Exercise description:
Write out the full listing exactly as given, minus the images.

━━━━━━━━━━━━━━━━━━━━

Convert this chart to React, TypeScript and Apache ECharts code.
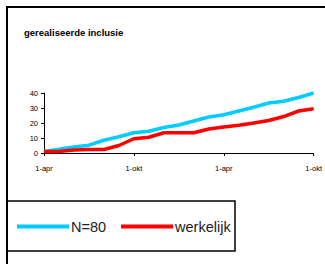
import React, { useEffect, useRef } from "react";
import * as echarts from "echarts";

const months = [0, 1, 2, 3, 4, 5, 6, 7, 8, 9, 10, 11, 12, 13, 14, 15, 16, 17, 18];
const planned = [1, 2.5, 4, 5.2, 8.5, 10.8, 13.5, 14.5, 17, 18.7, 21.3, 24, 25.5, 28, 30.5, 33.3, 34.5, 37, 40];
const actual = [1, 1, 2, 2.3, 2.3, 5, 9.5, 10.5, 13.5, 13.5, 13.5, 16, 17.3, 18.5, 20, 21.7, 24.3, 28, 29.5];
const xTickLabels: Record<number, string> = { 0: "1-apr", 6: "1-okt", 12: "1-apr", 18: "1-okt" };
const seriesNames = ["N=80", "werkelijk"];
const title = "gerealiseerde inclusie";

export default function App() {
  const ref = useRef<HTMLDivElement>(null);
  useEffect(() => {
    if (!ref.current) return;
    const chart = echarts.init(ref.current, undefined, { renderer: "svg" });
    const font = "Liberation Sans, Arial, sans-serif";
    chart.setOption({
      animation: false,
      backgroundColor: "#ffffff",
      title: {
        text: title,
        left: 19,
        top: 22,
        textStyle: { fontFamily: font, fontSize: 9.5, fontWeight: "bold", color: "#000" },
      },
      grid: { left: 44, right: 10, top: 93, bottom: 111, containLabel: false },
      xAxis: {
        type: "value",
        min: 0,
        max: 18,
        interval: 6,
        splitLine: { show: false },
        axisLine: { lineStyle: { color: "#000", width: 1 } },
        axisTick: { show: true, length: 3, lineStyle: { color: "#000" } },
        axisLabel: {
          margin: 11,
          fontFamily: font,
          fontSize: 7.5,
          color: "#000",
          formatter: (v: number) => xTickLabels[v] ?? "",
        },
      },
      yAxis: {
        type: "value",
        min: 0,
        max: 40,
        interval: 10,
        splitLine: { show: false },
        axisLine: { show: true, lineStyle: { color: "#000", width: 1 } },
        axisTick: { show: true, length: 3, lineStyle: { color: "#000" } },
        axisLabel: { margin: 6, fontFamily: font, fontSize: 7.5, color: "#000" },
      },
      legend: {
        left: 12,
        top: 214,
        itemWidth: 52,
        itemHeight: 4,
        itemGap: 15,
        icon: "rect",
        textStyle: { fontFamily: font, fontSize: 14.5, color: "#222", padding: [0, 0, 0, -3] },
        data: seriesNames,
      },
      graphic: [
        {
          type: "rect",
          shape: { x: 7, y: 7, width: 400, height: 400 },
          style: { fill: "none", stroke: "#000", lineWidth: 2 },
          silent: true,
          z: -1,
        },
        {
          type: "rect",
          shape: { x: 7, y: 201, width: 228, height: 50 },
          style: { fill: "none", stroke: "#000", lineWidth: 1.5 },
          silent: true,
        },
      ],
      series: [
        {
          name: seriesNames[0],
          type: "line",
          data: months.map((m, i) => [m, planned[i]]),
          showSymbol: false,
          symbol: "none",
          lineStyle: { color: "#00CCFF", width: 3.5 },
          itemStyle: { color: "#00CCFF" },
        },
        {
          name: seriesNames[1],
          type: "line",
          data: months.map((m, i) => [m, actual[i]]),
          showSymbol: false,
          symbol: "none",
          lineStyle: { color: "#FF0000", width: 3.5 },
          itemStyle: { color: "#FF0000" },
        },
      ],
    });
    return () => chart.dispose();
  }, []);
  return (
    <div
      ref={ref}
      style={{ position: "fixed", left: 0, top: 0, width: 325, height: 264 }}
    />
  );
}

━━━━━━━━━━━━━━━━━━━━

Answer for the task:
Convert this chart to React, TypeScript and Apache ECharts code.
import React, { useEffect, useRef } from "react";
import * as echarts from "echarts";

const months = [0, 1, 2, 3, 4, 5, 6, 7, 8, 9, 10, 11, 12, 13, 14, 15, 16, 17, 18];
const planned = [1, 2.5, 4, 5.2, 8.5, 10.8, 13.5, 14.5, 17, 18.7, 21.3, 24, 25.5, 28, 30.5, 33.3, 34.5, 37, 40];
const actual = [1, 1, 2, 2.3, 2.3, 5, 9.5, 10.5, 13.5, 13.5, 13.5, 16, 17.3, 18.5, 20, 21.7, 24.3, 28, 29.5];
const xTickLabels: Record<number, string> = { 0: "1-apr", 6: "1-okt", 12: "1-apr", 18: "1-okt" };
const seriesNames = ["N=80", "werkelijk"];
const title = "gerealiseerde inclusie";

export default function App() {
  const ref = useRef<HTMLDivElement>(null);
  useEffect(() => {
    if (!ref.current) return;
    const chart = echarts.init(ref.current, undefined, { renderer: "svg" });
    const font = "Liberation Sans, Arial, sans-serif";
    chart.setOption({
      animation: false,
      backgroundColor: "#ffffff",
      title: {
        text: title,
        left: 19,
        top: 22,
        textStyle: { fontFamily: font, fontSize: 9.5, fontWeight: "bold", color: "#000" },
      },
      grid: { left: 44, right: 10, top: 93, bottom: 111, containLabel: false },
      xAxis: {
        type: "value",
        min: 0,
        max: 18,
        interval: 6,
        splitLine: { show: false },
        axisLine: { lineStyle: { color: "#000", width: 1 } },
        axisTick: { show: true, length: 3, lineStyle: { color: "#000" } },
        axisLabel: {
          margin: 11,
          fontFamily: font,
          fontSize: 7.5,
          color: "#000",
          formatter: (v: number) => xTickLabels[v] ?? "",
        },
      },
      yAxis: {
        type: "value",
        min: 0,
        max: 40,
        interval: 10,
        splitLine: { show: false },
        axisLine: { show: true, lineStyle: { color: "#000", width: 1 } },
        axisTick: { show: true, length: 3, lineStyle: { color: "#000" } },
        axisLabel: { margin: 6, fontFamily: font, fontSize: 7.5, color: "#000" },
      },
      legend: {
        left: 12,
        top: 214,
        itemWidth: 52,
        itemHeight: 4,
        itemGap: 15,
        icon: "rect",
        textStyle: { fontFamily: font, fontSize: 14.5, color: "#222", padding: [0, 0, 0, -3] },
        data: seriesNames,
      },
      graphic: [
        {
          type: "rect",
          shape: { x: 7, y: 7, width: 400, height: 400 },
          style: { fill: "none", stroke: "#000", lineWidth: 2 },
          silent: true,
          z: -1,
        },
        {
          type: "rect",
          shape: { x: 7, y: 201, width: 228, height: 50 },
          style: { fill: "none", stroke: "#000", lineWidth: 1.5 },
          silent: true,
        },
      ],
      series: [
        {
          name: seriesNames[0],
          type: "line",
          data: months.map((m, i) => [m, planned[i]]),
          showSymbol: false,
          symbol: "none",
          lineStyle: { color: "#00CCFF", width: 3.5 },
          itemStyle: { color: "#00CCFF" },
        },
        {
          name: seriesNames[1],
          type: "line",
          data: months.map((m, i) => [m, actual[i]]),
          showSymbol: false,
          symbol: "none",
          lineStyle: { color: "#FF0000", width: 3.5 },
          itemStyle: { color: "#FF0000" },
        },
      ],
    });
    return () => chart.dispose();
  }, []);
  return (
    <div
      ref={ref}
      style={{ position: "fixed", left: 0, top: 0, width: 325, height: 264 }}
    />
  );
}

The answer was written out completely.